西遠の校舎にある鏡には、
様々な言葉が書かれています。
その中で、一番の人気は、東館2階に向かう西階段のこの言葉ではないでしょうか。
「できないのではない。
ただ自分は、
やろうとしないだけだ。」
今の東館に育った生徒たちは、朝な夕なこの言葉に出会います。
卒業生の中には、この言葉が忘れ得ぬ人生の教訓だとする人も少なくないでしょう。
実際、100周年記念誌にも、この言葉を挙げる卒業生が複数紹介されています。
この言葉は、前学園長の岡本富郎先生の著作「黄金の鋲」の中にあります。
「努力の美しさと きびしさの尊さ」という文章の中で、
ある小児マヒの治療施設を訪れた富郎先生が、
転んでしまった幼児を起こそうとして看護師さんに止められた体験を通じて、次のように書かれているのです。
「わたしたちは、『あれができない、これは自分にはだめだ』と自分を惜しげもなく投げ出して、あきらめることがよくあります。

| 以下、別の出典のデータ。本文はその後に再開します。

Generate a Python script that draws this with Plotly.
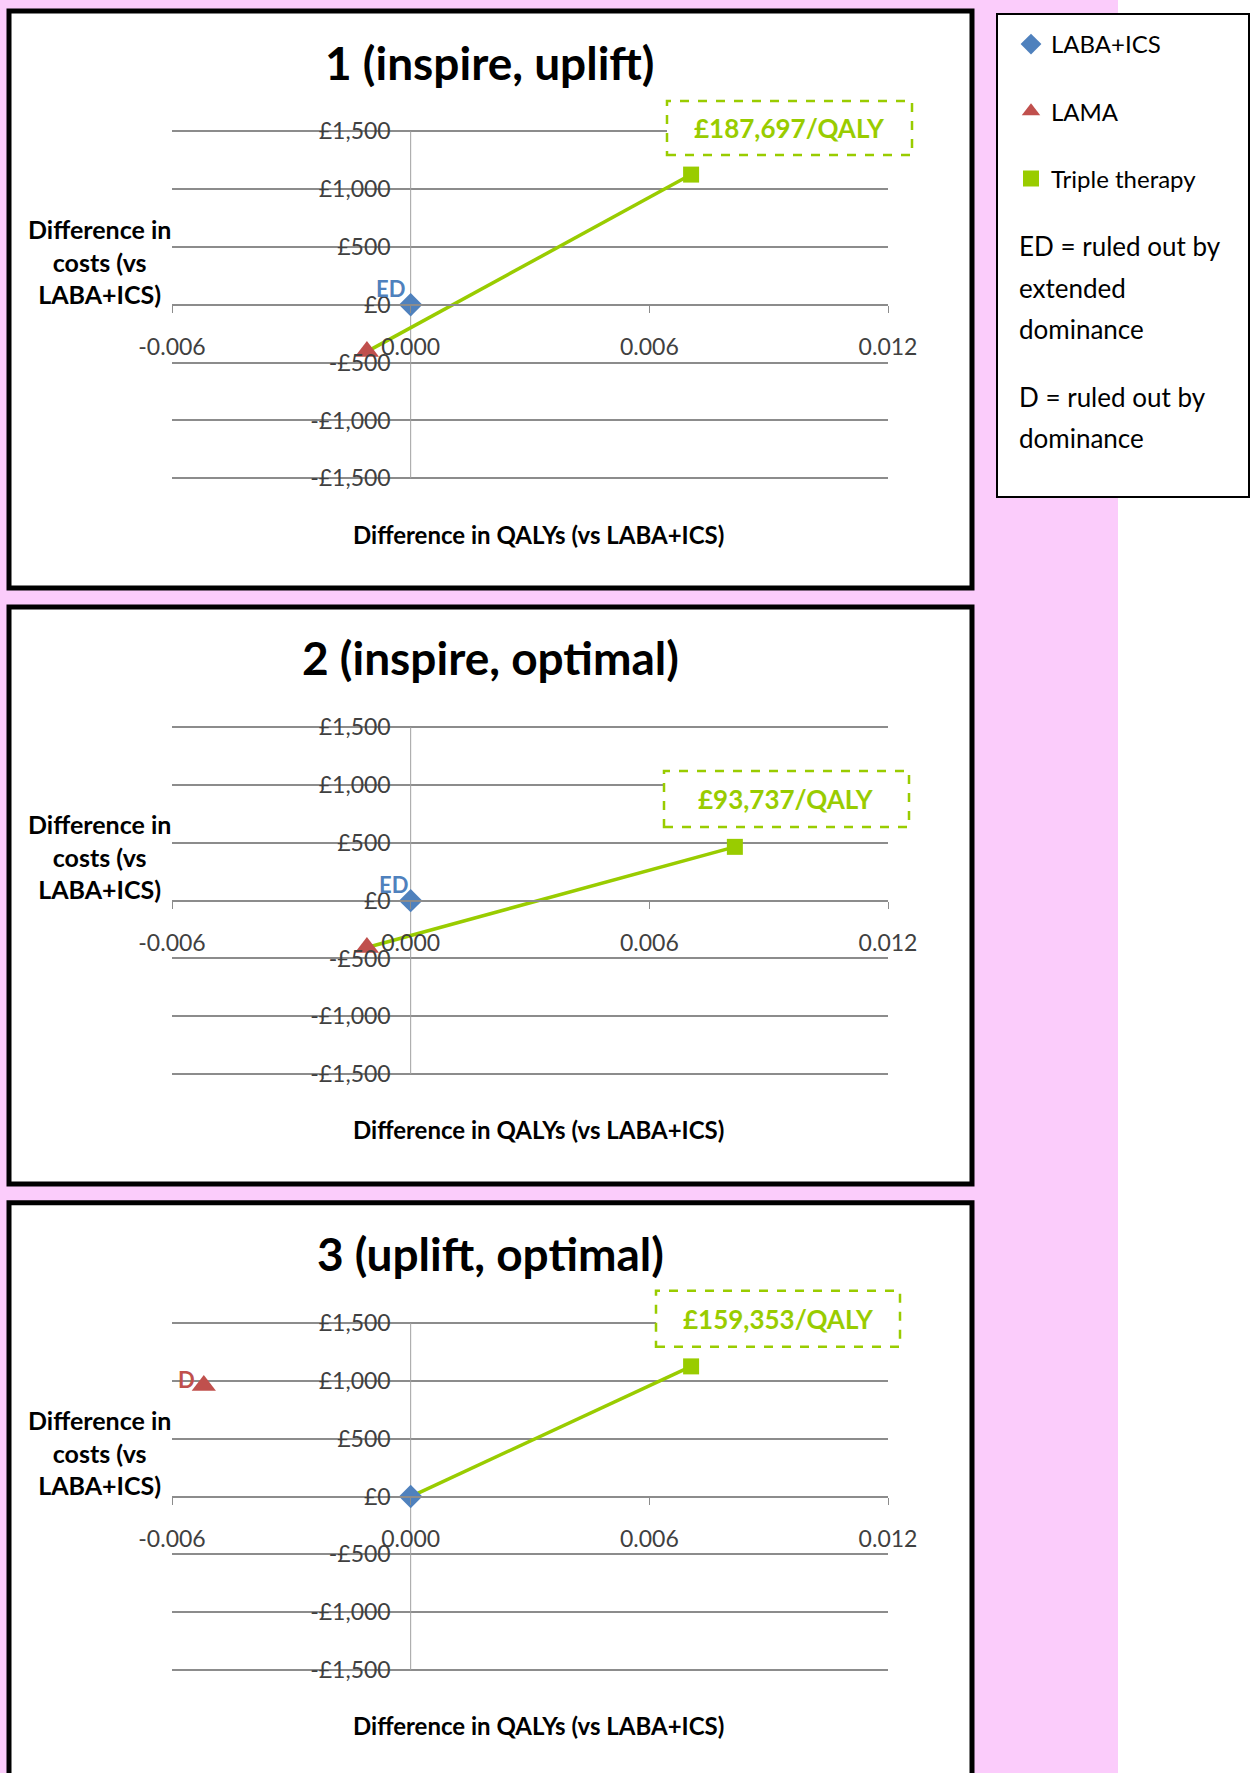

やる努力、やる熱意ももたず、自分を勝手に評価して劣等感を抱く。劣等感を抱く前に、倒れては起き起きては倒れる、あの苦しさにめげず、努力している子どもたちの姿を思い浮かべてください。『できないのではない。ただ自分は、やろうとしないだけだ』ということを反省して、自分をあきらめず、どこまでも、自分の中に潜んでいる可能性を信じて努力を重ねて下さい。私は、小児マヒの治療施設の参観で、子どもたちの涙ぐましい努力の姿から、そして看護婦さんの愛情のあるきびしさの態度から、人間としてもっとも尊く、美しいものを学び得たような気がいたしました。」
鏡に書かれたこの言葉には、富郎先生のこんな体験がありました。
私達もまた、逃げ出したくなったり、あきらめようと思ったりした時、
この言葉を心によみがえらせて、
もう少し努力する、一歩前進する勇気を持つ、
そういう生き方をしたいものです。